Shares of the psychedelic healthcare company Compass Pathways (NASDAQ:CMPS) sank by nearly 30% through Thursday's closing bell this week, according to data from S&P Global Market Intelligence. Last Tuesday, the company reported its 2021 third-quarter earnings results ahead of the opening bell.
But the real needle-mover for Compass this week was clearly the positive phase 2b trial results for its lead product candidate, COMP360, as a novel therapy for treatment-resistant depression (TRD). The company announced these highly anticipated trial results immediately before its Q3 earnings report Tuesday morning. COMP360 is a psilocybin-based treatment, which is administered in a guided session by a trained therapist. Psilocybin is the main hallucinogenic compound found in magic mushrooms.

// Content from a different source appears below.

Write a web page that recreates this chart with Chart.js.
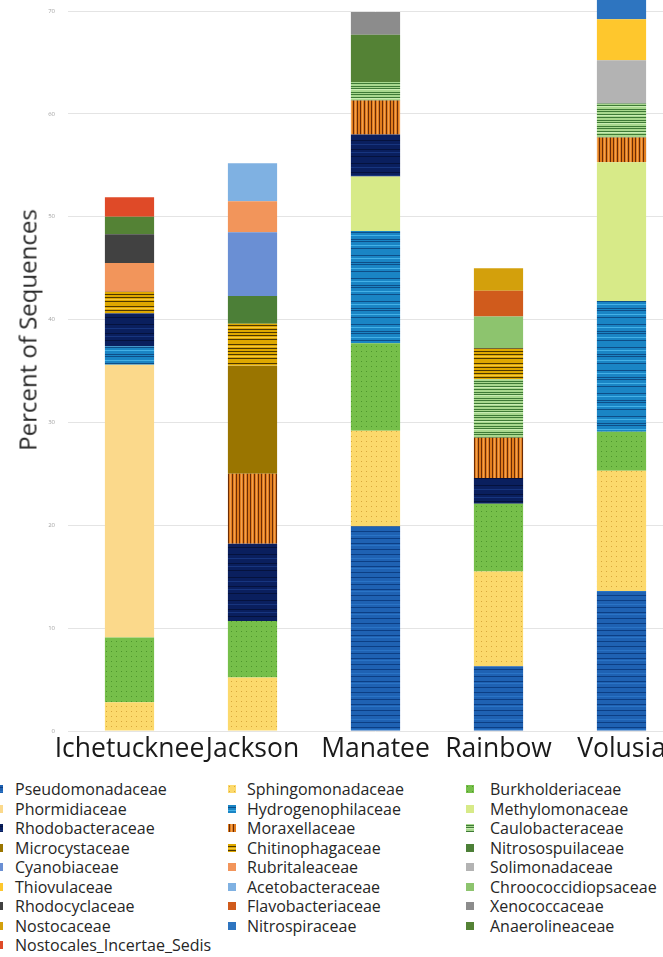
<!DOCTYPE html>
<html>
<head>
<meta charset="utf-8">
<script src="https://cdn.jsdelivr.net/npm/chart.js@4.4.1/dist/chart.umd.min.js"></script>
<style>
  html, body { margin: 0; padding: 0; background: #fff; overflow: hidden; }
  #wrap { position: relative; width: 663px; height: 957px; overflow: hidden; font-family: "Open Sans", sans-serif; }
  #chart { position: absolute; left: 0; top: 0; }
  #ytitle { position: absolute; left: 27px; top: 330px; transform: translate(-50%, -50%) rotate(-90deg);
            white-space: nowrap; font-size: 24px; color: #262626; }
  .lg-mark { position: absolute; width: 8px; height: 8px; }
  .lg-text { position: absolute; font-size: 16px; line-height: 20px; color: #262626; white-space: nowrap; }
</style>
</head>
<body>
<div id="wrap">
  <canvas id="chart" width="700" height="776"></canvas>
  <div id="ytitle">Percent of Sequences</div>
  <div id="legend"></div>
</div>
<script>
// Sampling sites (x-axis categories)
const sites = ["Ichetucknee", "Jackson", "Manatee", "Rainbow", "Volusia"];

// Percent of sequences per family, one value per site
const pseudomonadaceae      = [0,    0,    19.9, 6.3,  13.6];
const sphingomonadaceae     = [2.8,  5.2,  9.3,  9.2,  11.7];
const burkholderiaceae      = [6.3,  5.5,  8.5,  6.6,  3.8];
const phormidiaceae         = [26.5, 0,    0,    0,    0];
const hydrogenophilaceae    = [1.8,  0,    10.9, 0,    12.7];
const methylomonaceae       = [0,    0,    5.3,  0,    13.5];
const rhodobacteraceae      = [3.2,  7.5,  4.1,  2.5,  0];
const moraxellaceae         = [0,    6.8,  3.3,  3.9,  2.4];
const microcystaceae        = [0,    10.5, 0,    0,    0];
const caulobacteraceae      = [0,    0,    1.8,  5.7,  3.3];
const chitinophagaceae      = [2.1,  4.1,  0,    3.0,  0];
const nitrosospuilaceae     = [0,    2.7,  0,    0,    0];
const cyanobiaceae          = [0,    6.2,  0,    0,    0];
const rubritaleaceae        = [2.8,  3.0,  0,    0,    0];
const acetobacteraceae      = [0,    3.7,  0,    0,    0];
const rhodocyclaceae        = [2.8,  0,    0,    0,    0];
const anaerolineaceae       = [1.7,  0,    4.6,  0,    0];
const xenococcaceae         = [0,    0,    2.2,  0,    0];
const nostocalesIncertae    = [1.9,  0,    0,    0,    0];
const chroococcidiopsaceae  = [0,    0,    0,    3.1,  0];
const flavobacteriaceae     = [0,    0,    0,    2.5,  0];
const nostocaceae           = [0,    0,    0,    2.2,  0];
const solimonadaceae        = [0,    0,    0,    0,    4.2];
const thiovulaceae          = [0,    0,    0,    0,    4.0];
const nitrospiraceae        = [0,    0,    0,    0,    2.5];

// Y-axis tick range
const yTicks = [0, 10, 20, 30, 40, 50, 60, 70];

// Stacking order (bottom to top)
const series = [
  ["Pseudomonadaceae", pseudomonadaceae],
  ["Sphingomonadaceae", sphingomonadaceae],
  ["Burkholderiaceae", burkholderiaceae],
  ["Phormidiaceae", phormidiaceae],
  ["Hydrogenophilaceae", hydrogenophilaceae],
  ["Methylomonaceae", methylomonaceae],
  ["Rhodobacteraceae", rhodobacteraceae],
  ["Moraxellaceae", moraxellaceae],
  ["Microcystaceae", microcystaceae],
  ["Caulobacteraceae", caulobacteraceae],
  ["Chitinophagaceae", chitinophagaceae],
  ["Nitrosospuilaceae", nitrosospuilaceae],
  ["Cyanobiaceae", cyanobiaceae],
  ["Rubritaleaceae", rubritaleaceae],
  ["Acetobacteraceae", acetobacteraceae],
  ["Rhodocyclaceae", rhodocyclaceae],
  ["Anaerolineaceae", anaerolineaceae],
  ["Xenococcaceae", xenococcaceae],
  ["Nostocales_Incertae_Sedis", nostocalesIncertae],
  ["Chroococcidiopsaceae", chroococcidiopsaceae],
  ["Flavobacteriaceae", flavobacteriaceae],
  ["Nostocaceae", nostocaceae],
  ["Solimonadaceae", solimonadaceae],
  ["Thiovulaceae", thiovulaceae],
  ["Nitrospiraceae", nitrospiraceae]
];

// Legend columns
const legendColumns = [
  ["Pseudomonadaceae", "Phormidiaceae", "Rhodobacteraceae", "Microcystaceae", "Cyanobiaceae",
   "Thiovulaceae", "Rhodocyclaceae", "Nostocaceae", "Nostocales_Incertae_Sedis"],
  ["Sphingomonadaceae", "Hydrogenophilaceae", "Moraxellaceae", "Chitinophagaceae", "Rubritaleaceae",
   "Acetobacteraceae", "Flavobacteriaceae", "Nitrospiraceae"],
  ["Burkholderiaceae", "Methylomonaceae", "Caulobacteraceae", "Nitrosospuilaceae", "Solimonadaceae",
   "Chroococcidiopsaceae", "Xenococcaceae", "Anaerolineaceae"]
];

// Fill styles: [kind, base colour, accent colour(s), stripe sequence]
const fills = {
  Pseudomonadaceae:        ["h", "#1f62b3", ["#0c3f85", "#2a74c6"], "..a...b..a....a.b...a.."],
  Sphingomonadaceae:       ["dots", "#fcd96c", ["#d8a73c"]],
  Burkholderiaceae:        ["dots", "#76bf4a", ["#4e962c"]],
  Phormidiaceae:           ["solid", "#fbd98b"],
  Hydrogenophilaceae:      ["h", "#1a85c5", ["#0e4e88", "#43b0e6"], "..a..b...a.a...b..a...."],
  Methylomonaceae:         ["solid", "#d7ea88"],
  Rhodobacteraceae:        ["h", "#0a1f5e", ["#05123d", "#17357f"], "..a...b....a..b...a...."],
  Moraxellaceae:           ["v", "#e27e1e", ["#6b2c06", "#f0a050"], ".a.b.a..a.b"],
  Microcystaceae:          ["solid", "#9a7500"],
  Caulobacteraceae:        ["h", "#a8d88e", ["#3e7a36", "#c8ecb2"], ".a.ab..a.a..ab.a."],
  Chitinophagaceae:        ["h", "#dea800", ["#4d3700", "#f2c640"], "..a.b.a..a..a.b.a.."],
  Nitrosospuilaceae:       ["solid", "#4c7f37"],
  Cyanobiaceae:            ["solid", "#6a8fd4"],
  Rubritaleaceae:          ["solid", "#f2955b"],
  Acetobacteraceae:        ["solid", "#7fb1e2"],
  Rhodocyclaceae:          ["solid", "#414141"],
  Anaerolineaceae:         ["solid", "#548235"],
  Xenococcaceae:           ["solid", "#8c8c8c"],
  Nostocales_Incertae_Sedis: ["solid", "#df4a28"],
  Chroococcidiopsaceae:    ["solid", "#8dc46e"],
  Flavobacteriaceae:       ["solid", "#d05b1c"],
  Nostocaceae:             ["solid", "#d3a00c"],
  Solimonadaceae:          ["solid", "#b3b3b3"],
  Thiovulaceae:            ["solid", "#fec72d"],
  Nitrospiraceae:          ["solid", "#2e75c0"]
};

// Builds a repeating canvas pattern (dots, horizontal or vertical stripes)
function makeFill(spec, target) {
  const [kind, base, accents, seq] = spec;
  if (kind === "solid") return base;
  const t = document.createElement("canvas");
  let w, h;
  if (kind === "dots") { w = 5; h = 5; }
  else if (kind === "h") { w = 4; h = seq.length; }
  else { w = seq.length; h = 4; }
  t.width = w; t.height = h;
  const c = t.getContext("2d");
  c.fillStyle = base; c.fillRect(0, 0, w, h);
  if (kind === "dots") {
    c.fillStyle = accents[0];
    c.fillRect(1, 1, 1, 1);
  } else {
    for (let i = 0; i < seq.length; i++) {
      const ch = seq[i];
      if (ch === ".") continue;
      c.fillStyle = ch === "a" ? accents[0] : accents[1];
      if (kind === "h") c.fillRect(0, i, w, 1); else c.fillRect(i, 0, 1, h);
    }
  }
  return target.createPattern(t, "repeat");
}

const canvas = document.getElementById("chart");
const ctx = canvas.getContext("2d");

const datasets = series.map(([name, values]) => ({
  label: name,
  data: values,
  backgroundColor: makeFill(fills[name], ctx),
  borderWidth: 0,
  clip: false
}));

// Pins the plot area to fixed edges (top, bottom, left, right) in canvas pixels
const plotFrame = { top: 11, bottom: 731, left: 68, right: 683 };
const pinPlotArea = {
  id: "pinPlotArea",
  afterLayout(chart) {
    const ca = chart.chartArea;
    Object.assign(ca, plotFrame);
    ca.width = plotFrame.right - plotFrame.left;
    ca.height = plotFrame.bottom - plotFrame.top;
    const x = chart.scales.x, y = chart.scales.y;
    x.left = plotFrame.left; x.right = plotFrame.right; x.width = ca.width;
    x.top = plotFrame.bottom; x.bottom = x.top + 45; x.height = 45;
    y.top = plotFrame.top; y.bottom = plotFrame.bottom; y.height = ca.height;
    y.left = 0; y.right = plotFrame.left; y.width = plotFrame.left;
    x.configure(); y.configure();
  }
};

new Chart(ctx, {
  type: "bar",
  data: { labels: sites, datasets },
  plugins: [pinPlotArea],
  options: {
    responsive: false,
    animation: false,
    layout: { padding: { top: 11, right: 17, left: 0, bottom: 0 } },
    plugins: { legend: { display: false }, tooltip: { enabled: false }, title: { display: false } },
    datasets: { bar: { categoryPercentage: 1, barPercentage: 0.4 } },
    scales: {
      x: {
        stacked: true,
        grid: { display: false, drawTicks: false },
        border: { display: false },
        ticks: { font: { family: "Open Sans", size: 26.5 }, color: "#1a1a1a", padding: 3, maxRotation: 0, autoSkip: false },
        afterFit(s) { s.height = 45; }
      },
      y: {
        stacked: true,
        min: yTicks[0],
        max: yTicks[yTicks.length - 1],
        afterBuildTicks(s) { s.ticks = yTicks.map(v => ({ value: v })); },
        ticks: { font: { family: "Open Sans", size: 6 }, color: "#a3a3a3", padding: 13 },
        grid: { color: "#e4e4e4", drawTicks: false },
        border: { display: false },
        afterFit(s) { s.width = 68; }
      }
    }
  }
});

// Legend built from the same series and fills
const legend = document.getElementById("legend");
const markLeft = [-5, 228, 466];
const textLeft = [15, 247, 490];
legendColumns.forEach((col, ci) => {
  col.forEach((name, ri) => {
    const yc = 789 + ri * 19.5;
    const m = document.createElement("canvas");
    m.width = 8; m.height = 8;
    m.className = "lg-mark";
    m.style.left = markLeft[ci] + "px";
    m.style.top = (yc - 4) + "px";
    const mc = m.getContext("2d");
    mc.fillStyle = makeFill(fills[name], mc);
    mc.fillRect(0, 0, 8, 8);
    legend.appendChild(m);
    const tx = document.createElement("div");
    tx.className = "lg-text";
    tx.textContent = name;
    tx.style.left = textLeft[ci] + "px";
    tx.style.top = (yc - 10) + "px";
    legend.appendChild(tx);
  });
});
</script>
</body>
</html>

Even though the patient group receiving the highest dose of COMP360 reportedly exhibited highly significant reductions in TRD symptoms when pitted against the low-dose group, investors apparently weren't thrilled with either the drug's side effect profile or its durability. Specifically, patients in the high-dose group reportedly exhibited a higher frequency of treatment-emergent adverse events in the trial, compared to those receiving lower doses. What's more, the drug's clinical benefit among responders clearly waned at the 12-week mark, although a fair amount of patients did show a sustained response to treatment with COMP360 at this key benchmark.
Are investors overreacting to these trial results? The answer is maybe. TRD, by definition, means patients do not respond to pharmaceutical intervention. These mid-stage data, however, suggest that COMP360 might be one of the first viable pharmaceutical options for this patient group. Nonetheless, the company will still have to contend with an onerous regulatory pathway for COMP360 due to psilocybin's Schedule I status in the United States. This experimental drug may also have to compete in a jam-packed space by the time it gets through a phase 3 program and lands an OK from the Food and Drug Administration. COMP360's unusually difficult regulatory pathway, in fact, might be the reason this healthcare stock plunged this week.